I’ve made the decision to start removing pictures of George from my apartment. I did it about 2 weeks ago when my parents were in town. It was great having them around to encourage me to do so. I took them down, and left just a few up. I haven’t really had second thoughts about them not being around, so I believe I made the correct decision. After thinking about it and putting myself in Mike’s shoes, I wouldn’t want to go over to his house and see pictures of his past girlfriends. Granted I understand and know it’s entirely different situation, but still, I don’t think inviting someone over who I have feelings for and seeing me with my husband is very mindful. Even if Mike and I don’t work out, moving forward for future it was time to start removing the pictures.

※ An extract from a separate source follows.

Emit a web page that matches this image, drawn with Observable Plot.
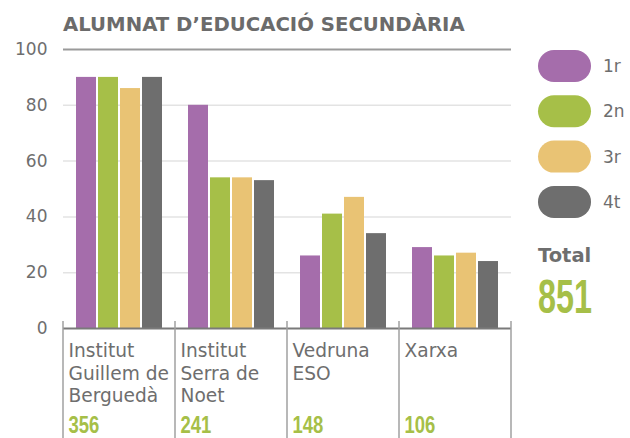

It’s another step in this lengthy journey, and I think another pivotal one. I’m moving forward, I’m healing, I’m improving, and most importantly I’m dictating my life rather than going based on emotion and whim. Grief rears its ugly head, but that’s all it does. Doesn’t control me like it did in the beginning months. I hate the saying “time heals all wounds,” and I think this wound has scabbed up. Moving to Montgomery was a good decision, and we’ll see what else happens.
I feel like I’ve worn my welcome with the grief blog. Nothing drastic tends to happen. Just living a life that’s unusual to those my own age. I deal with events differently because of what has happened to me. I lose sight of what’s important and rational because of my loss. It doesn’t define me though. It just is another piece of fabric that creates the person who I am.